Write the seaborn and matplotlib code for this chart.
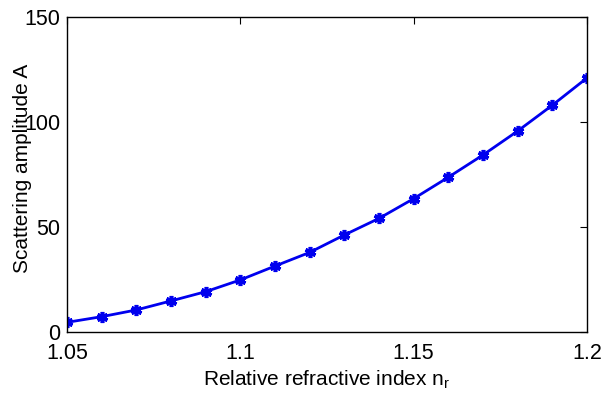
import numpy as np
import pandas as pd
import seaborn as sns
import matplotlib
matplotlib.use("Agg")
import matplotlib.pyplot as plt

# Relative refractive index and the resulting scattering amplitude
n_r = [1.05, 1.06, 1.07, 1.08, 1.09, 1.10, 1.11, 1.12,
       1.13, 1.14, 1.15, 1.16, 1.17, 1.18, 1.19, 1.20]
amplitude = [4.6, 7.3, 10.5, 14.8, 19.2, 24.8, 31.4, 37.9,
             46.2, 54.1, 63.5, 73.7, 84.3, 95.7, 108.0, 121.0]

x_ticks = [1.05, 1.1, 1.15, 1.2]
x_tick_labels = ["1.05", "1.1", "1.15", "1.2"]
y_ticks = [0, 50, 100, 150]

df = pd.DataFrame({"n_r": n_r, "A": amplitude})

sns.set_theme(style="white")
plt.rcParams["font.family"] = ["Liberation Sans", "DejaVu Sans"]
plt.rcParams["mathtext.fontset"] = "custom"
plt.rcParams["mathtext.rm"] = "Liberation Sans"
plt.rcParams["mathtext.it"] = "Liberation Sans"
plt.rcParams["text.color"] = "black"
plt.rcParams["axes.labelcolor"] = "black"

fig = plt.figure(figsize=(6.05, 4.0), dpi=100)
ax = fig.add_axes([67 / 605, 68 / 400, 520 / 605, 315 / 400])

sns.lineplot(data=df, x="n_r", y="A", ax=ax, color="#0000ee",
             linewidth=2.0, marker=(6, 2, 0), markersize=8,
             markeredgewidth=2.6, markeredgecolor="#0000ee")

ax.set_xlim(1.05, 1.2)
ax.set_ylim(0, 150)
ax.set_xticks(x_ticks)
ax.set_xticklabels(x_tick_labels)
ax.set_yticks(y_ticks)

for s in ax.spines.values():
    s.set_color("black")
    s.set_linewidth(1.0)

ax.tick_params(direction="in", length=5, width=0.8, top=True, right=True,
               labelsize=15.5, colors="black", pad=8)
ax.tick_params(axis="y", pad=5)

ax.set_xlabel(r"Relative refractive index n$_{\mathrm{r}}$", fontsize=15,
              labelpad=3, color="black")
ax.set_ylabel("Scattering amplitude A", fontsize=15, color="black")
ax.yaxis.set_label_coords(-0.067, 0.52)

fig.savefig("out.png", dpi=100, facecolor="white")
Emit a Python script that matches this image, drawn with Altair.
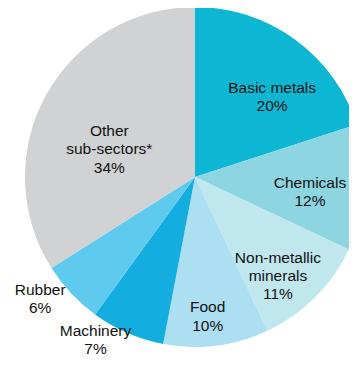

...

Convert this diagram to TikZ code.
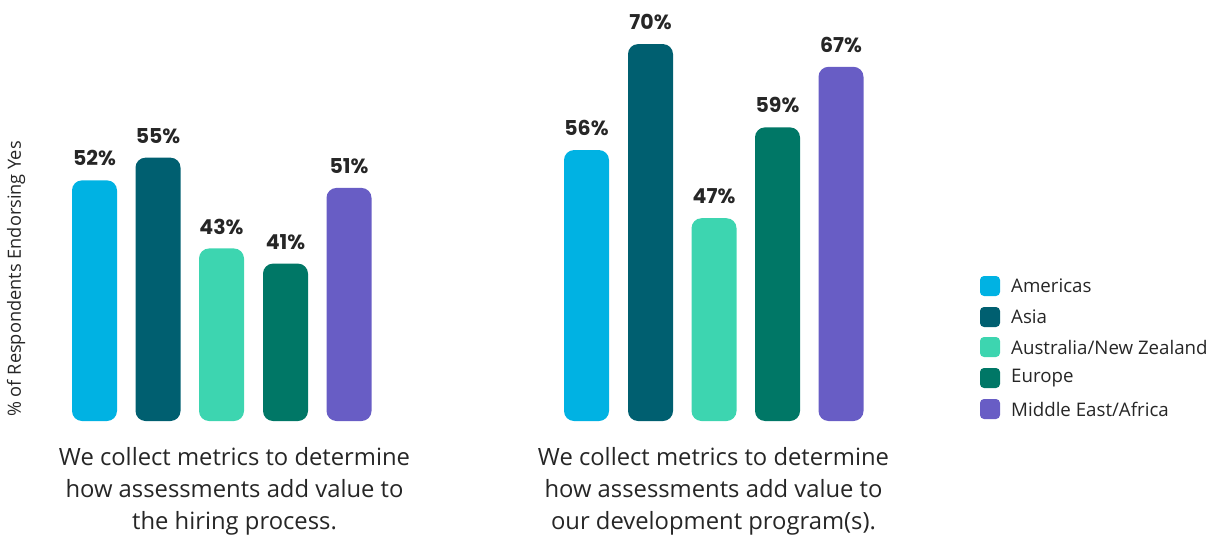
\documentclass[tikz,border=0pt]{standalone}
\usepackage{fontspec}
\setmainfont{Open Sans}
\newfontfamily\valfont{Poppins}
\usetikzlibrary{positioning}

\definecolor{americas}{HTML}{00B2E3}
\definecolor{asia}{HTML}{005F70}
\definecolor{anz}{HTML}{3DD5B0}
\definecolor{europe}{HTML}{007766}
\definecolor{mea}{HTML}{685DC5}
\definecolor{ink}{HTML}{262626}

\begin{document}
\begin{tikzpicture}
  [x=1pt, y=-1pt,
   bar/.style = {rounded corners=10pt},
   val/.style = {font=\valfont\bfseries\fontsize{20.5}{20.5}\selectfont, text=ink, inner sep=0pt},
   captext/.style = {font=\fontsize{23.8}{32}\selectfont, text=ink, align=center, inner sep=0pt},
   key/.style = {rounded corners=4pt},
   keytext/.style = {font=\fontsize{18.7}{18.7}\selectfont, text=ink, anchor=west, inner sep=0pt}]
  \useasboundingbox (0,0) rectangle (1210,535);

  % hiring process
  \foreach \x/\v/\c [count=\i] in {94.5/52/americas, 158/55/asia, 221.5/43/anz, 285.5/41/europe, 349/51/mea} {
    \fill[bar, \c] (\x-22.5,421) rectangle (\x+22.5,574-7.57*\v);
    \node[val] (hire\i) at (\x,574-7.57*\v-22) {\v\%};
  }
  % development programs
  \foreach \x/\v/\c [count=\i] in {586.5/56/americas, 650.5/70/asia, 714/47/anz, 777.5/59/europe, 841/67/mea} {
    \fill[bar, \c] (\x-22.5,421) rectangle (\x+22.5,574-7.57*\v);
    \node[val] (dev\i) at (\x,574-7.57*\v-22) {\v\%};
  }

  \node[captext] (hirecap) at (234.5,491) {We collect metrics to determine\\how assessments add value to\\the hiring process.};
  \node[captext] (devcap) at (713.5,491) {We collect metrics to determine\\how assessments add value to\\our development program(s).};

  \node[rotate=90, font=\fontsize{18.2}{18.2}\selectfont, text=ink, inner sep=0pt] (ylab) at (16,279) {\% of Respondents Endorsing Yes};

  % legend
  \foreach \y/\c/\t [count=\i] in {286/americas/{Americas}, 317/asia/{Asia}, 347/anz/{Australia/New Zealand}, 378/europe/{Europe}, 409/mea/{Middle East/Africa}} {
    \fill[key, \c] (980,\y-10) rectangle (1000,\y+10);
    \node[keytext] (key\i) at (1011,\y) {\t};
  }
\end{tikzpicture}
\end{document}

...

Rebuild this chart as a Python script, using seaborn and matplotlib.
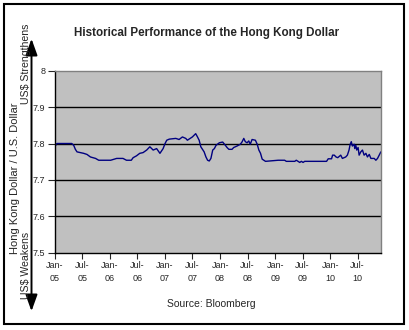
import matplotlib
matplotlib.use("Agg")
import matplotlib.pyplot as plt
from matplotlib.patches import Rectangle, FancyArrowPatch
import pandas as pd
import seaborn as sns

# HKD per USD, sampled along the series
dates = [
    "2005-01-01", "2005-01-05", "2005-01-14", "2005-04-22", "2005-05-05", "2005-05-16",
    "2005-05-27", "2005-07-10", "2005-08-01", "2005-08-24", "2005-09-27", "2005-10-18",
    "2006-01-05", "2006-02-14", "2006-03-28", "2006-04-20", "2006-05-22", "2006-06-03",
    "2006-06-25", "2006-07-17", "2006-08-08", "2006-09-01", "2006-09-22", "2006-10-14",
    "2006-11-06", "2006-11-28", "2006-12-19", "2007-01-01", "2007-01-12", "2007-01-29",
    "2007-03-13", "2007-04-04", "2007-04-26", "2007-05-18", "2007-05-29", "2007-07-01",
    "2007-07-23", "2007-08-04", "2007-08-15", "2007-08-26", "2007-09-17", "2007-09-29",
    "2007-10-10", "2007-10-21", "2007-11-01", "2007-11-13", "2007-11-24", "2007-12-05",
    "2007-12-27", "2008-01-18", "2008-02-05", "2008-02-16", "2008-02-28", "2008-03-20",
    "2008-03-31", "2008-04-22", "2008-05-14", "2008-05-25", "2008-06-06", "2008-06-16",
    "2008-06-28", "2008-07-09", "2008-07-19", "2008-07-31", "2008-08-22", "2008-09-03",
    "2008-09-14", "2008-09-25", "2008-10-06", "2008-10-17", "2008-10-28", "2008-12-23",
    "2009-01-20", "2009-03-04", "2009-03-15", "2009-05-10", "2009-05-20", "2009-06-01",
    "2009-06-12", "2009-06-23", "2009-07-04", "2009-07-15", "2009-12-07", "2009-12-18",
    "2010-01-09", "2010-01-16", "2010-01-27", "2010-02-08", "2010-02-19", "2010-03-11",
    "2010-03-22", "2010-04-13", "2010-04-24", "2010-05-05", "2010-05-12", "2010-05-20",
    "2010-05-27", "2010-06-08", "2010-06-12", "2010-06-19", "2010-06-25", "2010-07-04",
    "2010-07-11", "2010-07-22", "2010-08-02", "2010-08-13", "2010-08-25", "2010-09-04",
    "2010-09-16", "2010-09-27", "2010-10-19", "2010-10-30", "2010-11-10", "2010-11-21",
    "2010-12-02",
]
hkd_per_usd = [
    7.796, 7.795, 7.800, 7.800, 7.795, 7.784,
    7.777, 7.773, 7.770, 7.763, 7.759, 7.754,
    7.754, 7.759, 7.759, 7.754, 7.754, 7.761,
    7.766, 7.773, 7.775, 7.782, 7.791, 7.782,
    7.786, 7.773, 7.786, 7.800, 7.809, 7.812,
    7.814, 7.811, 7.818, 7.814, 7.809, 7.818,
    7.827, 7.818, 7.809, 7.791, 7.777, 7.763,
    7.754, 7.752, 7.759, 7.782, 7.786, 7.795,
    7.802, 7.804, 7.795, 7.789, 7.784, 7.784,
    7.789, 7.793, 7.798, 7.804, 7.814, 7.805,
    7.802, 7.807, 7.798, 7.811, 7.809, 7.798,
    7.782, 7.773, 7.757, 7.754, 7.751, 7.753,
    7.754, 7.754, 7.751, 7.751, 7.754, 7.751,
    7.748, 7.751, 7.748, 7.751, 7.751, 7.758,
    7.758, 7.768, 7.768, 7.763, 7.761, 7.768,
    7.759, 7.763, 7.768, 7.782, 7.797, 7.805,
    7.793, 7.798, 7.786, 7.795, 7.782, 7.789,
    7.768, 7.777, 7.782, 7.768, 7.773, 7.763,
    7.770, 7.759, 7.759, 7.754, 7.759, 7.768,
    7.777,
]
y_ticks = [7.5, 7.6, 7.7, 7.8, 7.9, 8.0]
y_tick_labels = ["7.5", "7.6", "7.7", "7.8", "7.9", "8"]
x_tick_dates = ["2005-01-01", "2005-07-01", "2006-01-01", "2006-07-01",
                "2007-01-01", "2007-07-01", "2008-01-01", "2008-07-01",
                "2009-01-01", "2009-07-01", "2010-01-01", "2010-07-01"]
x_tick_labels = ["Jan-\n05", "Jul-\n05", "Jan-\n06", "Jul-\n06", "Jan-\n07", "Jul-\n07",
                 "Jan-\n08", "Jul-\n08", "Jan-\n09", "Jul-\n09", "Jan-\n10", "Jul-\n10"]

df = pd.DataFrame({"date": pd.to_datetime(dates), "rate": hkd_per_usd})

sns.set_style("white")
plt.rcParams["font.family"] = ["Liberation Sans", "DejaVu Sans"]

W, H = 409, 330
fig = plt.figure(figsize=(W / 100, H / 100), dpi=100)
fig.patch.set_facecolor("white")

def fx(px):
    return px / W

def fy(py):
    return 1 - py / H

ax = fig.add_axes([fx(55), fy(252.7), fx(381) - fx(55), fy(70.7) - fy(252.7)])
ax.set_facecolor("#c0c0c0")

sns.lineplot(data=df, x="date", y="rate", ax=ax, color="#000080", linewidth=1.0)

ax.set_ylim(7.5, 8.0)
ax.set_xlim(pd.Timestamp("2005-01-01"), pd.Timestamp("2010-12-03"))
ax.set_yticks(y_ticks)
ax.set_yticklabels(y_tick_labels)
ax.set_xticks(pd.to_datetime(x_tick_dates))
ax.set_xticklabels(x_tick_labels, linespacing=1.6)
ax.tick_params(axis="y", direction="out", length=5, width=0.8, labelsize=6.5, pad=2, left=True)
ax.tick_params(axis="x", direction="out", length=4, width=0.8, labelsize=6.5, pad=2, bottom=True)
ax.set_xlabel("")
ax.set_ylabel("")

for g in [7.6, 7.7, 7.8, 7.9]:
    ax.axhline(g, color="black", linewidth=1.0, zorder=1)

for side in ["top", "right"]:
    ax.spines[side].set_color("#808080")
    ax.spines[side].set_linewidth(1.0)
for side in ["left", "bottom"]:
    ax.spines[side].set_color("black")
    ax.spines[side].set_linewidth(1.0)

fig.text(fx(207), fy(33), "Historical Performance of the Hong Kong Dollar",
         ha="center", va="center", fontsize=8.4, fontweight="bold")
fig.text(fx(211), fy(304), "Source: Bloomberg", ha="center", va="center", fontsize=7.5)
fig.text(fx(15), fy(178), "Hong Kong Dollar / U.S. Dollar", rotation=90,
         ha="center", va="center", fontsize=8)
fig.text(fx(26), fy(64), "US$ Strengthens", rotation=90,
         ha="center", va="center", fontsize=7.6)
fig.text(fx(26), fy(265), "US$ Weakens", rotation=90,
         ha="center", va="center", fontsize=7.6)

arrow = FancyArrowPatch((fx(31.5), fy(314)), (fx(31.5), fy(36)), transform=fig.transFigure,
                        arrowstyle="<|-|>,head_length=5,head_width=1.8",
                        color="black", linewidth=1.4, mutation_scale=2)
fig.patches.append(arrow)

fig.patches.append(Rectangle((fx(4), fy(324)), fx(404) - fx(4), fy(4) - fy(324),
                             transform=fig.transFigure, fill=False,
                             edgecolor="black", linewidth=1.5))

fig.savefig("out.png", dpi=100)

**Task goal:** Take the lines above starting at the one containing "Write the seaborn" and ending at the one containing "46.2, 54.1, 63.5, 73.7, 84.3, 95.7, 108.0, 121.0]", and print them again exactly, without pictures.

**Answer to this task:**
Write the seaborn and matplotlib code for this chart.
import numpy as np
import pandas as pd
import seaborn as sns
import matplotlib
matplotlib.use("Agg")
import matplotlib.pyplot as plt

# Relative refractive index and the resulting scattering amplitude
n_r = [1.05, 1.06, 1.07, 1.08, 1.09, 1.10, 1.11, 1.12,
       1.13, 1.14, 1.15, 1.16, 1.17, 1.18, 1.19, 1.20]
amplitude = [4.6, 7.3, 10.5, 14.8, 19.2, 24.8, 31.4, 37.9,
             46.2, 54.1, 63.5, 73.7, 84.3, 95.7, 108.0, 121.0]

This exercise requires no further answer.